Braun listed the house in March 2010, but “quietly,” says her agent, Diane Silverman of Urban Search Realty. For instance, there is no for-sale sign in front of the property. “It’s been on the market since long before I knew I was going to run for [mayor],” Braun told me Tuesday.
In December 2006, Braun paid $1.7 million for the five-bedroom home, according to information from the Cook County Recorder of Deeds (a post Braun held from 1988 to 1992). Four months later, she was mugged while standing at her front door, but Braun says that did not prompt her decision to sell.
“I bought this house thinking that my son [Matthew] was going to live here with me,” she said. “After I moved in, he said, ‘No self-respecting 30-year-old man lives with his mother.’ So I’m rattling around in this house. I’ve got four guest rooms. That doesn’t make any sense.”
Braun’s career in Chicago politics dates to 1979, when she was elected to the Illinois House. In 1993, she became the first (and remains the only) African American woman elected to the U.S. Senate, where she served a single term. In 1999 she was appointed ambassador to New Zealand (she held that post until 2001), and in 2003 she ran for president, dropping out of the race in early 2004. In 2005, she launched Ambassador Organics.
Braun’s red brick house sits on Hyde Park’s Professors Row. Hers was a latecomer to the cluster, built in 1916 to a design by Murray Hetherington, who also designed some houses in the Beverly neighborhood. “It’s a magnificent English Arts and Crafts home, with fireplaces and leaded glass windows, and a beautiful garden out back,” Braun says. “We found [the remains] of a mural in the dining room [when I moved in]. It had been a dark green forest scene, but it had been destroyed by previous owners, so we couldn’t preserve it.”
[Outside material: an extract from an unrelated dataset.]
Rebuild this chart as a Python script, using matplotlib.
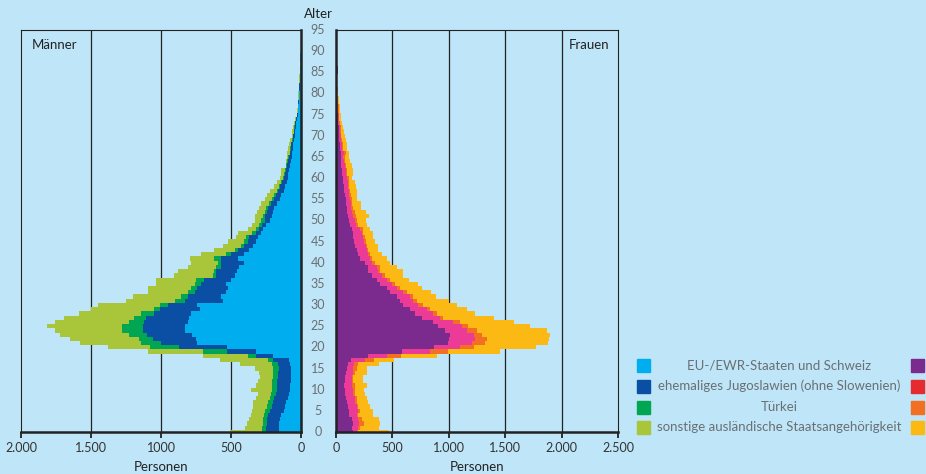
import numpy as np
import matplotlib
matplotlib.use("Agg")
import matplotlib.pyplot as plt
from matplotlib.patches import Rectangle

plt.rcParams['font.family'] = ['Lato', 'DejaVu Sans']

# Altersjahre 0..89
ages = np.arange(90)

# Männer: EU/EWR+Schweiz, ehem. Jugoslawien, Türkei, sonstige
m_eu = [160, 160, 155, 150, 140, 125, 115, 105, 95, 85,
        80, 80, 75, 70, 70, 75, 80, 85, 200, 320,
        530, 740, 750, 780, 830, 830, 810, 800, 785, 725,
        740, 560, 570, 535, 525, 535, 500, 475, 455, 440,
        405, 450, 405, 370, 345, 320, 305, 285, 275, 250,
        225, 210, 200, 190, 170, 150, 140, 125, 115, 100,
        90, 90, 85, 80, 75, 66, 62, 59, 55, 50,
        43, 40, 36, 33, 28, 21, 20, 18, 15, 13,
        12, 10, 9, 8, 7, 6, 4, 3, 8, 5]
m_yu = [90, 90, 90, 90, 95, 100, 95, 95, 95, 95,
        95, 90, 95, 95, 95, 85, 85, 115, 120, 210,
        345, 260, 310, 320, 295, 300, 310, 305, 265, 285,
        210, 270, 240, 225, 215, 180, 190, 130, 150, 130,
        165, 125, 95, 80, 60, 60, 65, 35, 25, 30,
        35, 45, 45, 45, 45, 45, 40, 40, 35, 35,
        30, 25, 23, 20, 18, 19, 16, 13, 13, 10,
        12, 10, 9, 7, 6, 5, 4, 3, 3, 3,
        2, 2, 2, 1, 1, 1, 1, 0, 0, 0]
m_tr = [30, 30, 30, 30, 30, 30, 35, 35, 35, 35,
        35, 35, 35, 35, 35, 40, 40, 35, 60, 170,
        205, 140, 100, 130, 155, 150, 110, 90, 95, 40,
        60, 70, 50, 50, 45, 45, 60, 25, 15, 35,
        25, 45, 35, 25, 25, 25, 20, 30, 20, 20,
        25, 15, 15, 15, 15, 10, 10, 10, 10, 10,
        10, 5, 5, 5, 5, 5, 4, 4, 4, 3,
        3, 3, 3, 2, 2, 2, 1, 1, 1, 1,
        1, 1, 1, 1, 1, 1, 0, 0, 0, 0]
m_so = [230, 120, 110, 105, 95, 95, 100, 105, 95, 95,
        150, 115, 100, 90, 100, 130, 230, 345, 320, 390,
        300, 440, 490, 490, 480, 535, 530, 495, 440, 450,
        440, 350, 340, 285, 310, 275, 285, 275, 260, 205,
        190, 170, 180, 145, 130, 120, 75, 100, 60, 50,
        45, 60, 55, 50, 55, 55, 50, 50, 30, 30,
        20, 25, 32, 5, 10, 12, 18, 19, 11, 17,
        8, 9, 7, 6, 4, 3, 3, 2, 3, 4,
        6, 3, 2, 2, 2, 2, 1, 1, 0, 0]

# Frauen: gleiche Gruppen
f_eu = [148, 139, 148, 139, 118, 118, 109, 94, 88, 83,
        80, 71, 80, 80, 88, 94, 109, 135, 282, 585,
        870, 990, 1005, 1015, 970, 907, 863, 759, 700, 656,
        597, 567, 538, 479, 449, 390, 360, 316, 286, 286,
        257, 213, 198, 183, 168, 159, 153, 148, 139, 124,
        115, 106, 100, 95, 89, 86, 80, 71, 71, 65,
        65, 56, 53, 47, 47, 41, 41, 36, 36, 30,
        30, 24, 24, 18, 18, 18, 12, 12, 9, 9,
        8, 10, 6, 5, 4, 18, 15, 0, 0, 0]
f_yu = [35, 59, 59, 59, 65, 80, 74, 74, 80, 70,
        73, 68, 59, 59, 60, 59, 50, 125, 170, 251,
        230, 220, 223, 205, 195, 207, 177, 163, 163, 148,
        133, 118, 118, 118, 89, 103, 89, 89, 89, 80,
        59, 88, 88, 89, 98, 89, 89, 79, 73, 50,
        51, 48, 45, 41, 41, 38, 35, 44, 35, 41,
        35, 33, 33, 30, 24, 24, 30, 20, 20, 17,
        11, 12, 12, 9, 9, 6, 9, 6, 6, 3,
        2, 2, 2, 1, 1, 0, 0, 0, 0, 0]
f_tr = [15, 14, 41, 29, 15, 14, 15, 15, 15, 15,
        15, 29, 14, 14, 20, 30, 39, 75, 126, 154,
        125, 115, 110, 70, 85, 59, 59, 29, 29, 29,
        44, 30, 29, 29, 29, 30, 30, 29, 15, 24,
        29, 15, 15, 14, 12, 18, 15, 15, 30, 21,
        23, 20, 21, 18, 15, 21, 15, 9, 12, 9,
        12, 11, 9, 9, 12, 12, 18, 9, 9, 6,
        6, 5, 5, 9, 3, 6, 6, 6, 3, 3,
        2, 2, 1, 1, 1, 0, 0, 0, 0, 0]
f_so = [275, 172, 142, 157, 133, 119, 103, 103, 89, 89,
        80, 104, 83, 89, 104, 95, 186, 175, 317, 460,
        550, 550, 552, 610, 620, 547, 480, 449, 340, 325,
        296, 285, 205, 214, 193, 202, 171, 163, 207, 148,
        134, 133, 104, 89, 97, 79, 74, 89, 59, 83,
        74, 119, 97, 65, 80, 44, 53, 59, 56, 51,
        33, 48, 53, 59, 41, 38, 26, 35, 30, 36,
        30, 30, 18, 20, 17, 11, 9, 12, 9, 9,
        2, 2, 3, 3, 2, 0, 0, 0, 0, 0]

legend_labels = ["EU-/EWR-Staaten und Schweiz",
                 "ehemaliges Jugoslawien (ohne Slowenien)",
                 "Türkei",
                 "sonstige ausländische Staatsangehörigkeit"]
m_colors = ["#00aeef", "#0a4fa3", "#00a651", "#a9c63a"]
f_colors = ["#7b2a8e", "#ec3b96", "#f36f21", "#fdb913"]
f_leg_colors = ["#7b2a8e", "#e52b2f", "#f36f21", "#fdb913"]

bg = "#bee6f8"
dark = "#222222"
grey = "#6a6f73"

fig = plt.figure(figsize=(9.26, 4.74), dpi=100, facecolor=bg)
ax_m = fig.add_axes([21/926, 42/474, 280/926, 402/474])
ax_f = fig.add_axes([336/926, 42/474, 282/926, 402/474])


def pyramid(ax, series, colors):
    left = np.zeros(len(ages))
    for vals, c in zip(series, colors):
        vals = np.array(vals, dtype=float)
        ax.barh(ages, vals, left=left, height=1.0, color=c,
                linewidth=0, zorder=2)
        left += vals


pyramid(ax_m, [m_eu, m_yu, m_tr, m_so], m_colors)
pyramid(ax_f, [f_eu, f_yu, f_tr, f_so], f_colors)

ax_m.set_xlim(2000, 0)
ax_f.set_xlim(0, 2500)
for ax in (ax_m, ax_f):
    ax.set_facecolor(bg)
    ax.set_ylim(0, 95)
    ax.set_yticks([])
    for s in ax.spines.values():
        s.set_color(dark)
        s.set_linewidth(0.8)
    ax.spines['bottom'].set_linewidth(1.8)
    ax.tick_params(axis='x', direction='out', length=4, width=1.3,
                   color=dark, labelsize=9, labelcolor="#333333", pad=3)
    ax.set_xlabel("Personen", fontsize=9.5, color=dark, labelpad=5)

ax_m.spines['right'].set_linewidth(1.8)
ax_f.spines['left'].set_linewidth(1.8)

ax_m.set_xticks([2000, 1500, 1000, 500, 0])
ax_m.set_xticklabels(["2.000", "1.500", "1000", "500", "0"])
ax_f.set_xticks([0, 500, 1000, 1500, 2000, 2500])
ax_f.set_xticklabels(["0", "500", "1.000", "1.500", "2.000", "2.500"])

for x in (500, 1000, 1500):
    ax_m.axvline(x, color=dark, lw=0.9, zorder=1)
for x in (500, 1000, 1500, 2000):
    ax_f.axvline(x, color=dark, lw=0.9, zorder=1)

ax_m.text(0.04, 0.962, "Männer", transform=ax_m.transAxes, fontsize=9.5,
          color=dark, ha='left', va='center')
ax_f.text(0.97, 0.962, "Frauen", transform=ax_f.transAxes, fontsize=9.5,
          color=dark, ha='right', va='center')

# Alter labels in the gap between panels
for a in range(0, 96, 5):
    y = ax_m.transData.transform((0, a))[1]
    fig.text(318/926, y / fig.dpi / 4.74, str(a), fontsize=9, color=grey,
             ha='center', va='center')
fig.text(318/926, 1 - 14/474, "Alter", fontsize=9.5, color=dark,
         ha='center', va='center')

# legend
rows_y = [365, 386, 407, 427]
for i, lab in enumerate(legend_labels):
    yc = 1 - rows_y[i]/474
    fig.patches.append(Rectangle((637/926, yc - 6.5/474), 13/926, 13/474,
                                 transform=fig.transFigure,
                                 color=m_colors[i]))
    fig.patches.append(Rectangle((911/926, yc - 6.5/474), 13/926, 13/474,
                                 transform=fig.transFigure,
                                 color=f_leg_colors[i]))
    fig.text(779/926, yc, lab, fontsize=9.5, color=grey,
             ha='center', va='center')

fig.savefig("out.png", dpi=100, facecolor=bg)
At her asking price of $1.9 million, Braun is seeking to sell at an 11 percent profit over what she paid four years ago. (Flipping through Chicago’s annual real-estate charts, I found that Hyde Park’s current average sale price for single-family homes is in the 2004-2005 range.) “I’m not into ‘buy high, sell low,’” Braun told me. “The market is so soft. Until it turns around, I’ll stay here.”
While she has not yet begun looking for a new home—“We’ll wait until Diane gets this one sold,” she insisted—Braun said that she is not wedded to staying in Hyde Park, where she has lived since her days as a University of Chicago law student four decades ago. “I love Hyde Park,” she said, “but I’ve gotten to a point where I can move around Chicago a little bit.”